In its Tuesday filing, the Justice Department cast doubt on the information conveyed by Trump’s lawyers during their interaction in early June, when a Trump attorney signed a letter submitting that a “diligent search” had been conducted and that classified documents had exclusively been stored in the secured storage room.

“That the FBI, in a matter of hours, recovered twice as many documents with classification markings as the ‘diligent search’ that the former president’s counsel and other representatives had weeks to perform calls into serious question the representations made in the June 3 certification,” the department wrote.

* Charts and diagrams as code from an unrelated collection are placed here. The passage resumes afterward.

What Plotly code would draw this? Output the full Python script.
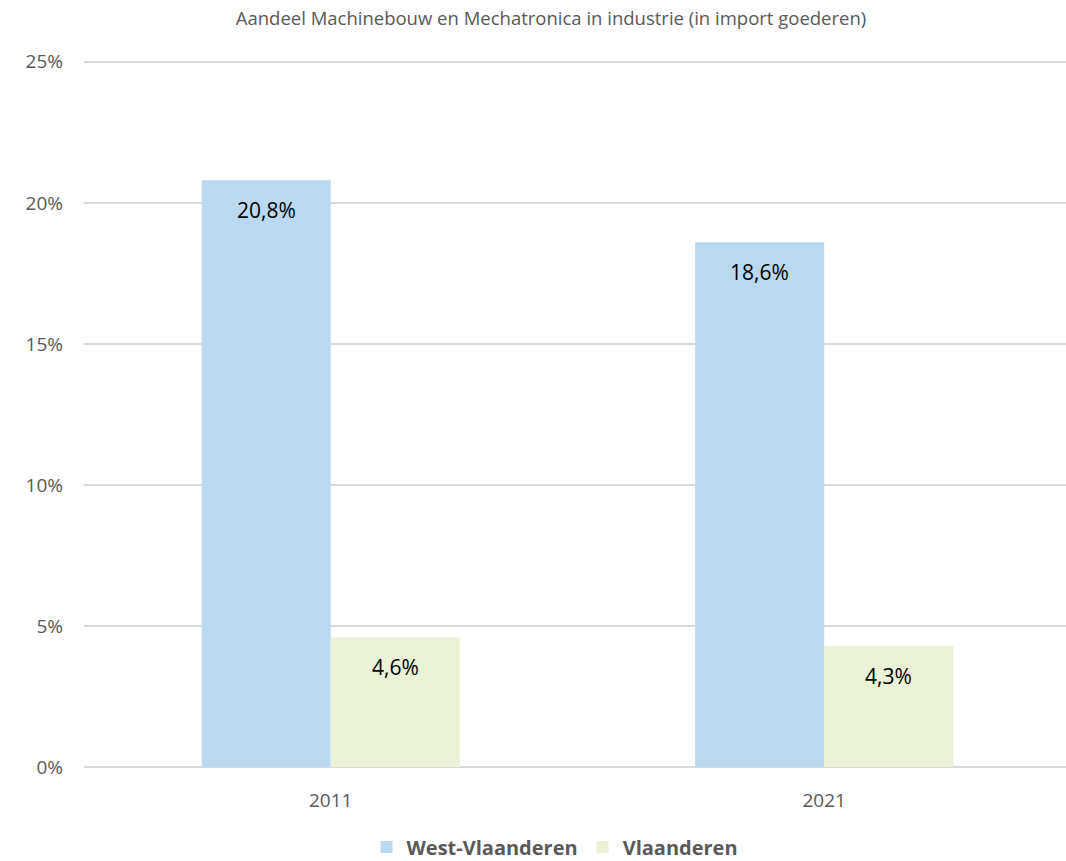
import plotly.graph_objects as go

# Share of machine building & mechatronics in industry (import of goods)
years = ["2011", "2021"]
west_vlaanderen = [20.8, 18.6]
vlaanderen = [4.6, 4.3]
series_names = ["West-Vlaanderen", "Vlaanderen"]
y_ticks = [0, 5, 10, 15, 20, 25]
y_tick_labels = ["0%", "5%", "10%", "15%", "20%", "25%"]
title_text = "Aandeel Machinebouw en Mechatronica in industrie (in import goederen)"

colors = ["#B9D9F3", "#EBF2D7"]
font_family = "Open Sans"
gray = "#595959"
grid = "#D9D9D9"


def fmt(v):
    return f"{v:.1f}".replace(".", ",") + "%"


fig = go.Figure()
for name, vals, col in zip(series_names, [west_vlaanderen, vlaanderen], colors):
    fig.add_trace(go.Bar(
        name=name, x=years, y=vals, marker=dict(color=col, line=dict(width=0)),
        offsetgroup=name,
    ))

# Value labels just inside the top of each bar
n = len(series_names)
for i, vals in enumerate([west_vlaanderen, vlaanderen]):
    for j, v in enumerate(vals):
        fig.add_annotation(
            x=j, y=v, xref="x", yref="y", text=fmt(v), showarrow=False,
            xshift=(i - (n - 1) / 2) * 129, yshift=-30,
            font=dict(family=font_family, size=21, color="#000000"),
        )

fig.update_layout(
    width=1066, height=861,
    margin=dict(l=84, r=0, t=59, b=94),
    paper_bgcolor="white", plot_bgcolor="white",
    bargap=0.477, bargroupgap=0,
    title=dict(text=title_text, x=551 / 1066, xanchor="center", xref="container",
               y=1 - 19 / 861, yanchor="middle", yref="container",
               font=dict(family=font_family, size=18.5, color=gray)),
    showlegend=True,
    legend=dict(orientation="h", x=555 / 1066, xanchor="center", xref="container",
                y=14 / 861, yanchor="middle", yref="container",
                font=dict(family=font_family, size=20, color=gray, weight="bold"),
                itemwidth=30, traceorder="normal"),
    xaxis=dict(type="category", range=[-0.5, 1.49], showgrid=False, zeroline=False,
               showline=False, ticks="", ticklabelstandoff=20,
               tickfont=dict(family=font_family, size=19, color=gray)),
    yaxis=dict(range=[0, 25.1], tickvals=y_ticks, ticktext=y_tick_labels, showgrid=True,
               gridcolor=grid, gridwidth=1.5, zeroline=True, zerolinecolor=grid,
               zerolinewidth=1.5, showline=False, ticks="", ticklabelstandoff=20,
               tickfont=dict(family=font_family, size=19, color=gray)),
)

fig.write_html("out.html")
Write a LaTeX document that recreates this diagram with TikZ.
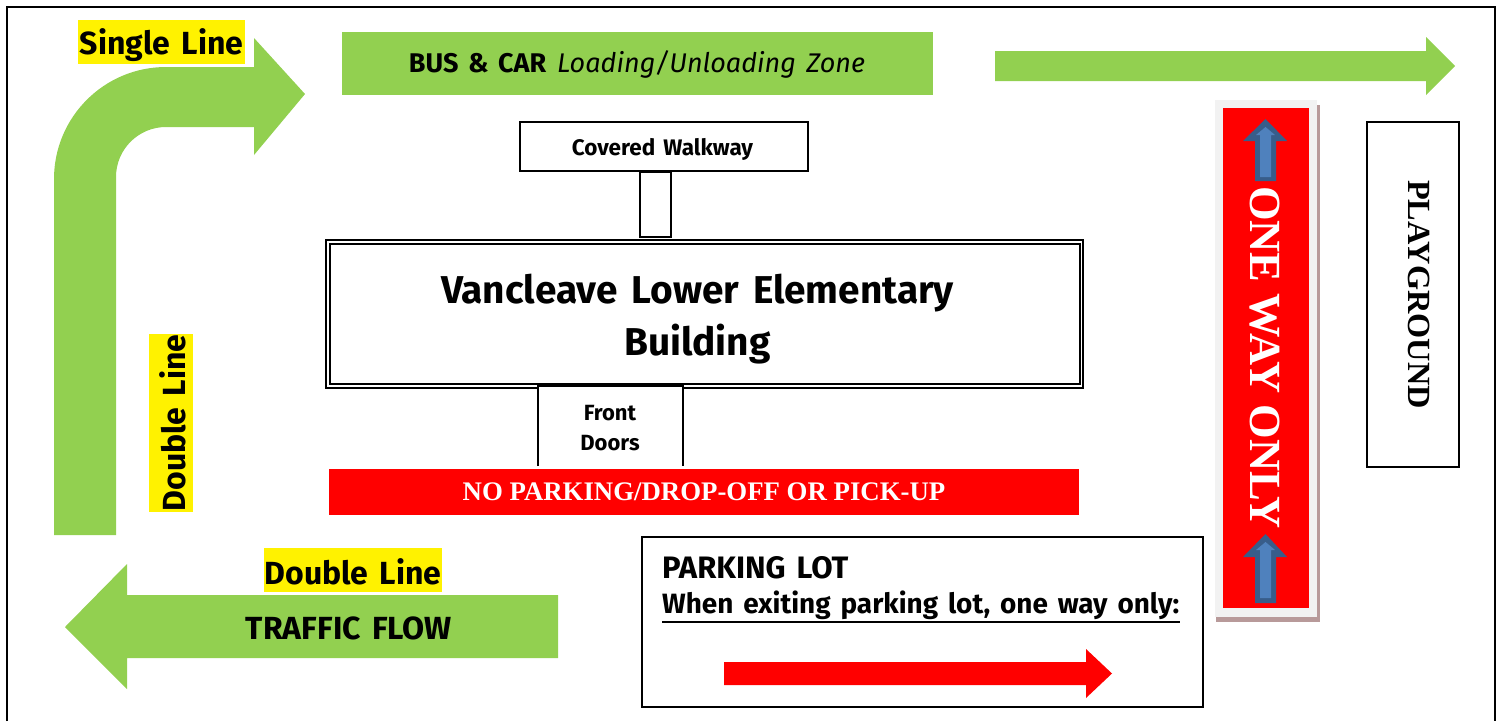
\documentclass[tikz,border=0pt]{standalone}
\usepackage{fontspec}
\setmainfont{Fira Sans}[BoldFont={Fira Sans Bold},WordSpace=1.5]
\newfontfamily\serifb{Liberation Serif}[BoldFont={Liberation Serif Bold}]
\definecolor{grn}{HTML}{92D050}
\definecolor{shad}{HTML}{B89A9A}
\definecolor{pale}{HTML}{F2F2F2}
\definecolor{bluef}{HTML}{4F81BD}
\definecolor{blued}{HTML}{385D8A}
\tikzset{
  greenshape/.style={fill=grn,draw=none},
  box/.style={draw=black,line width=1.6pt,fill=white},
  hilite/.style={fill=yellow,inner sep=0pt},
  hilitetext/.style={inner sep=0pt,font=\bfseries\fontsize{32}{34}\selectfont},
  label/.style={font=\bfseries,inner sep=0pt,align=center},
}
\begin{document}
\begin{tikzpicture}[x=1pt,y=-1pt]
\useasboundingbox (0,0) rectangle (1501,721);
\fill[white] (0,0) rectangle (1501,721);
% frame
\draw[line width=2pt,black] (7,721) -- (7,7) -- (1495,7) -- (1495,721);
% bent arrow
\fill[greenshape] (54,535) -- (54,179) arc[start angle=180,end angle=270,radius=112] -- (254,67) -- (254,38) -- (305,94) -- (254,155) -- (254,127) -- (166,127) arc[start angle=270,end angle=180,radius=50] -- (116,535) -- cycle;
% top zone and arrow
\fill[greenshape] (342,32) rectangle (933,95);
\fill[greenshape] (995,51) -- (1426,51) -- (1426,37) -- (1455,66) -- (1426,95) -- (1426,81) -- (995,81) -- cycle;
% traffic arrow
\fill[greenshape] (558,595) -- (127,595) -- (127,564) -- (65,627) -- (127,689) -- (127,658) -- (558,658) -- cycle;
% yellow labels
\node[hilite,minimum width=167pt,minimum height=44pt] (singlebg) at (161.5,42) {};
\node[hilitetext] (single) at (161.5,45.5) {Single Line};
\node[hilite,minimum width=44pt,minimum height=178pt] (dbl1bg) at (171,423) {};
\node[hilitetext,rotate=90] (dbl1) at (172.5,423) {Double Line};
\node[hilite,minimum width=178pt,minimum height=44pt] (dbl2bg) at (353,570) {};
\node[hilitetext] (dbl2) at (353,571.5) {Double Line};
% zone text
\node[label,font=\fontsize{27}{30}\selectfont] (zone) at (637,64) {\textbf{BUS \& CAR} \textit{Loading/Unloading Zone}};
\node[label,font=\bfseries\fontsize{32}{34}\selectfont] (flow) at (349,628) {TRAFFIC FLOW};
% walkway
\node[box,minimum width=288pt,minimum height=49pt,inner sep=0pt] (walk) at (664,146.5) {};
\node[label,font=\bfseries\fontsize{22.5}{25}\selectfont] (walkt) at (662.5,149.5) {Covered Walkway};
\node[box,minimum width=31pt,minimum height=65pt,inner sep=0pt] (stem) at (655.5,204.5) {};
% building
\draw[line width=1.4pt] (326,240) rectangle (1083,388);
\draw[line width=1.4pt] (330,244) rectangle (1080,384);
\node[label,font=\bfseries\fontsize{38.8}{52}\selectfont] (bldg) at (697.5,319) {Vancleave Lower Elementary\\Building};
% front doors
\draw[line width=1.6pt,fill=white] (538,466) -- (538,386) -- (683,386) -- (683,466);
\node[label,font=\bfseries\fontsize{22}{30}\selectfont] (doors) at (610,428) {Front\\Doors};
% no parking bar
\node[fill=red,minimum width=750pt,minimum height=46pt,inner sep=0pt,text=white,font=\serifb\bfseries\fontsize{26.8}{29}\selectfont] (nop) at (704,492) {NO PARKING/DROP-OFF OR PICK-UP};
% parking lot
\node[box,minimum width=561pt,minimum height=170pt,inner sep=0pt] (lot) at (922.5,622) {};
\node[label,anchor=west,font=\bfseries\fontsize{31}{33}\selectfont] (lot1) at (662,568) {PARKING LOT};
\node[label,anchor=west,font=\bfseries\fontsize{27.9}{30}\selectfont] (lot2) at (662,605) {When exiting parking lot, one way only:};
\draw[line width=2.2pt] ([yshift=-2.5pt]lot2.south west) -- ([yshift=-2.5pt]lot2.south east);
\fill[red] (724,662) -- (1086,662) -- (1086,649) -- (1112,673.5) -- (1086,698) -- (1086,685) -- (724,685) -- cycle;
% one way
\fill[shad] (1216,105) rectangle (1320,622);
\fill[pale] (1214.5,100) rectangle (1317,617);
\fill[red] (1222.5,108) rectangle (1309,608);
\fill[blued] (1265.5,119) -- (1287,141) -- (1276,141) -- (1276,181) -- (1255,181) -- (1255,141) -- (1243,141) -- cycle;
\fill[bluef] (1265.5,127) -- (1275,135) -- (1271,135) -- (1271,177) -- (1260,177) -- (1260,135) -- (1256,135) -- cycle;
\fill[blued] (1265.5,534) -- (1287,557) -- (1276,557) -- (1276,603) -- (1255,603) -- (1255,557) -- (1243,557) -- cycle;
\fill[bluef] (1265.5,542) -- (1275,550) -- (1271,550) -- (1271,598) -- (1260,598) -- (1260,550) -- (1256,550) -- cycle;
\node[text=white,inner sep=0pt,rotate=-90,font=\serifb\bfseries\fontsize{44.5}{48}\selectfont] (oneway) at (1265,357.5) {ONE WAY ONLY};
% playground
\node[box,minimum width=92pt,minimum height=345pt,inner sep=0pt] (pg) at (1413,294.5) {};
\node[inner sep=0pt,rotate=-90,font=\serifb\bfseries\fontsize{32.3}{36}\selectfont] (pgt) at (1419,294.5) {PLAYGROUND};
\end{tikzpicture}
\end{document}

Ryan Goodman, a law professor at New York University and former special counsel to the Department of Defense, said the Justice Department’s commentary “appears to directly implicate Trump’s legal counsel in the criminal act of obstruction.”

In a Wednesday filing responding to the DOJ, Trump’s team took issue with the government’s allegations but did not directly address the question of what attorneys had told authorities about the documents at the estate.

Legal experts suggested two possible explanations for the lawyers’ misrepresentations about the volume and location of classified records: The lawyers either knew that additional documents existed elsewhere inside Mar-a-Lago and misled the government, or Trump and/or members of his team misled the lawyers, and the lawyers then conveyed that lie to investigators.

Either way, these experts said, a crime was possibly committed — meaning, at the very least, that Trump’s lawyers could be witnesses to a crime.

“If he is using the lawyers as an agent to convey lies to the government agencies,” Green said, “and if the lawyers provided false information — even unwittingly — at his behest, that would be a crime” by whoever knowingly provided that false information to the lawyers.

As investigators march ahead with their probe, experts say Trump’s lawyers may eventually be forced into the uncomfortable position of testifying against their former client. Goodman pointed to the recent prosecution of former Trump campaign manager Paul Manafort, who Trump pardoned after he was found guilty of multiple financial crimes, as a possible example for investigators to follow.

In Oct. 2017, a federal judge called Manafort’s former attorney, Melissa Laurenza, to testify before a grand jury convened as part of the special counsel’s investigation into Russian meddling in the 2016 election to discuss whether Manafort had lied to the government through his legal team.

“If Trump is indicted, it is very likely some of these lawyers will testify against him,” Goodman said. “Prosecutors will be able to put these lawyers on the stand and ask them highly revelatory questions, like, ‘Who told you there were no more documents with classified markings? Did your client have knowledge of your statement to the Justice Department?'”

Typically, interactions between attorneys and their clients are privileged. But Goodman said a legal principle known as the “crime-fraud exception” could circumvent attorney-client confidentiality in certain circumstances, especially when clients deliberately lie to their lawyers.

In any case, Green said, if any of Trump’s lawyers were found to have misled the government, it would no longer be appropriate for them to continue representing Trump.

“Trump’s lawyers have to feel that they are at risk both criminally and from a disciplinary point of view. If they were to continue to represent Trump, their personal interests could compromise their representation,” Green said. “It would be a problem for them to continue representing Trump after providing demonstrably false information to the government.”

David Laufman, a former Justice Department official in the national security division, said Wednesday that “based on DOJ’s filing, it’s hard to imagine that obstruction charges, at a minimum, ultimately will not be filed.”

“The only question,” he said, “is how many named defendants there will be.”